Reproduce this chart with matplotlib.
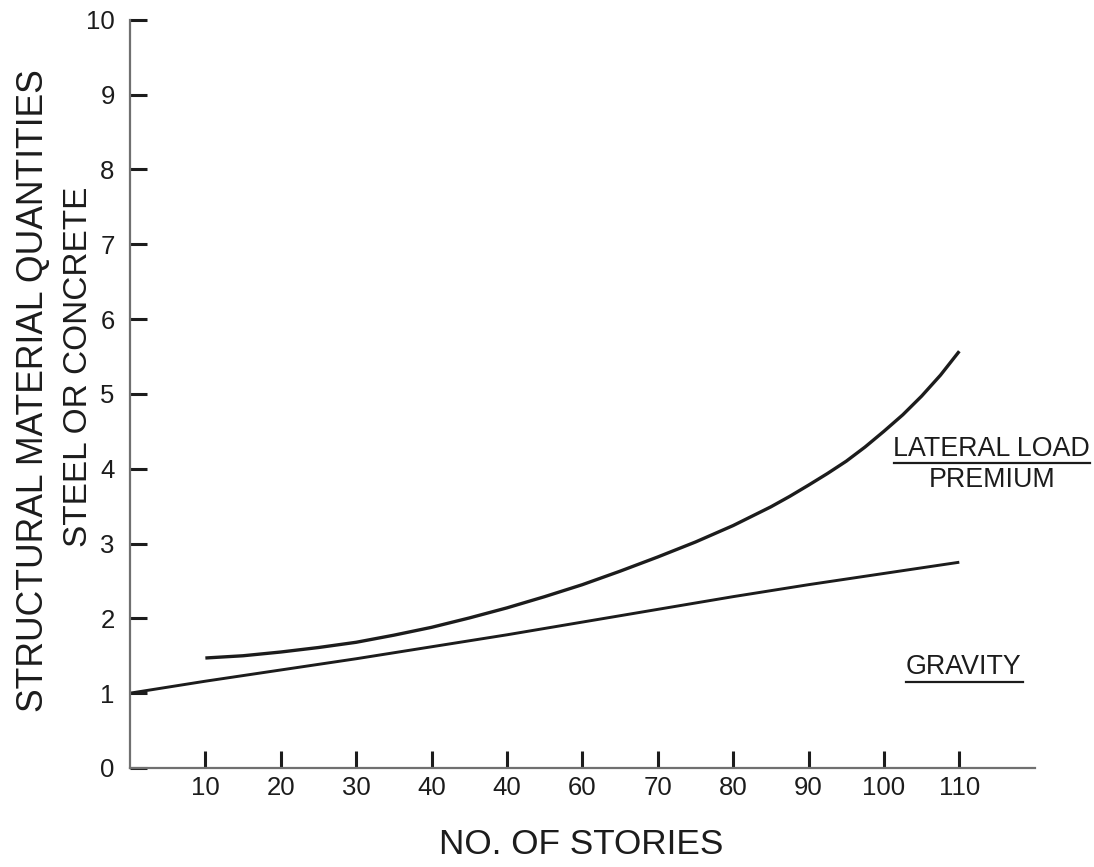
import matplotlib
matplotlib.use("Agg")
import matplotlib.pyplot as plt

plt.rcParams['font.family'] = ['Liberation Sans', 'DejaVu Sans']

# readings
stories_lat = [10, 15, 20, 25, 30, 35, 40, 45, 50, 55, 60, 65, 70, 75, 80, 85,
               87.5, 90, 92.5, 95, 97.5, 100, 102.5, 105, 107.5, 110]
lateral = [1.47, 1.50, 1.55, 1.61, 1.68, 1.775, 1.88, 2.005, 2.14, 2.29, 2.45, 2.63, 2.82, 3.02, 3.24, 3.49,
           3.63, 3.78, 3.935, 4.10, 4.29, 4.50, 4.72, 4.97, 5.25, 5.57]
stories_grav = [0, 10, 20, 30, 40, 50, 60, 70, 80, 90, 100, 110]
gravity = [1.0, 1.16, 1.31, 1.46, 1.62, 1.78, 1.95, 2.12, 2.29, 2.45, 2.60, 2.75]

xticks = [10, 20, 30, 40, 50, 60, 70, 80, 90, 100, 110]
xlabels = ['10', '20', '30', '40', '40', '60', '70', '80', '90', '100', '110']
yticks = list(range(0, 11))

fig = plt.figure(figsize=(10.94, 8.67), dpi=100)
ax = fig.add_axes([0.1188, 0.1142, 0.827, 0.863])

ink = '#1c1c1c'
ax.plot(stories_lat, lateral, color=ink, lw=2.4, solid_capstyle='butt', solid_joinstyle='round')
ax.plot(stories_grav, gravity, color=ink, lw=2.1, solid_capstyle='butt')

ax.set_xlim(0, 120)
ax.set_ylim(0, 10)
for s in ['top', 'right']:
    ax.spines[s].set_visible(False)
for s in ['left', 'bottom']:
    ax.spines[s].set_color('#707070')
    ax.spines[s].set_linewidth(1.6)

ax.set_xticks(xticks)
ax.set_xticklabels(xlabels)
ax.set_yticks(yticks)
ax.tick_params(axis='both', direction='in', length=12, width=2.2, color=ink,
               labelsize=18.5, labelcolor=ink)
ax.tick_params(axis='x', pad=6)
ax.tick_params(axis='y', pad=11)

fig.text(0.531, 0.0254, 'NO. OF STORIES', ha='center', va='center', fontsize=25.3, color=ink)
fig.text(0.0302, 0.550, 'STRUCTURAL MATERIAL QUANTITIES', rotation=90,
         ha='center', va='center', fontsize=25.6, color=ink)
fig.text(0.0713, 0.577, 'STEEL OR CONCRETE', rotation=90,
         ha='center', va='center', fontsize=24, color=ink)

# curve labels with underlines
ax.text(114.3, 4.265, 'LATERAL LOAD', ha='center', va='center', fontsize=19.3, color=ink, clip_on=False)
ax.text(114.4, 3.85, 'PREMIUM', ha='center', va='center', fontsize=19.3, color=ink, clip_on=False)
ax.plot([101.4, 127.3], [4.08, 4.08], color=ink, lw=1.6, clip_on=False)
ax.text(110.6, 1.35, 'GRAVITY', ha='center', va='center', fontsize=19.3, color=ink, clip_on=False)
ax.plot([102.9, 118.4], [1.15, 1.15], color=ink, lw=1.6, clip_on=False)

fig.savefig('out.png', dpi=100, facecolor='white')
####################
# [Exercise instructions]
Restate the whole of the material word for word without the pictures.

# [Task response]
Reproduce this chart with matplotlib.
import matplotlib
matplotlib.use("Agg")
import matplotlib.pyplot as plt

plt.rcParams['font.family'] = ['Liberation Sans', 'DejaVu Sans']

# readings
stories_lat = [10, 15, 20, 25, 30, 35, 40, 45, 50, 55, 60, 65, 70, 75, 80, 85,
               87.5, 90, 92.5, 95, 97.5, 100, 102.5, 105, 107.5, 110]
lateral = [1.47, 1.50, 1.55, 1.61, 1.68, 1.775, 1.88, 2.005, 2.14, 2.29, 2.45, 2.63, 2.82, 3.02, 3.24, 3.49,
           3.63, 3.78, 3.935, 4.10, 4.29, 4.50, 4.72, 4.97, 5.25, 5.57]
stories_grav = [0, 10, 20, 30, 40, 50, 60, 70, 80, 90, 100, 110]
gravity = [1.0, 1.16, 1.31, 1.46, 1.62, 1.78, 1.95, 2.12, 2.29, 2.45, 2.60, 2.75]

xticks = [10, 20, 30, 40, 50, 60, 70, 80, 90, 100, 110]
xlabels = ['10', '20', '30', '40', '40', '60', '70', '80', '90', '100', '110']
yticks = list(range(0, 11))

fig = plt.figure(figsize=(10.94, 8.67), dpi=100)
ax = fig.add_axes([0.1188, 0.1142, 0.827, 0.863])

ink = '#1c1c1c'
ax.plot(stories_lat, lateral, color=ink, lw=2.4, solid_capstyle='butt', solid_joinstyle='round')
ax.plot(stories_grav, gravity, color=ink, lw=2.1, solid_capstyle='butt')

ax.set_xlim(0, 120)
ax.set_ylim(0, 10)
for s in ['top', 'right']:
    ax.spines[s].set_visible(False)
for s in ['left', 'bottom']:
    ax.spines[s].set_color('#707070')
    ax.spines[s].set_linewidth(1.6)

ax.set_xticks(xticks)
ax.set_xticklabels(xlabels)
ax.set_yticks(yticks)
ax.tick_params(axis='both', direction='in', length=12, width=2.2, color=ink,
               labelsize=18.5, labelcolor=ink)
ax.tick_params(axis='x', pad=6)
ax.tick_params(axis='y', pad=11)

fig.text(0.531, 0.0254, 'NO. OF STORIES', ha='center', va='center', fontsize=25.3, color=ink)
fig.text(0.0302, 0.550, 'STRUCTURAL MATERIAL QUANTITIES', rotation=90,
         ha='center', va='center', fontsize=25.6, color=ink)
fig.text(0.0713, 0.577, 'STEEL OR CONCRETE', rotation=90,
         ha='center', va='center', fontsize=24, color=ink)

# curve labels with underlines
ax.text(114.3, 4.265, 'LATERAL LOAD', ha='center', va='center', fontsize=19.3, color=ink, clip_on=False)
ax.text(114.4, 3.85, 'PREMIUM', ha='center', va='center', fontsize=19.3, color=ink, clip_on=False)
ax.plot([101.4, 127.3], [4.08, 4.08], color=ink, lw=1.6, clip_on=False)
ax.text(110.6, 1.35, 'GRAVITY', ha='center', va='center', fontsize=19.3, color=ink, clip_on=False)
ax.plot([102.9, 118.4], [1.15, 1.15], color=ink, lw=1.6, clip_on=False)

fig.savefig('out.png', dpi=100, facecolor='white')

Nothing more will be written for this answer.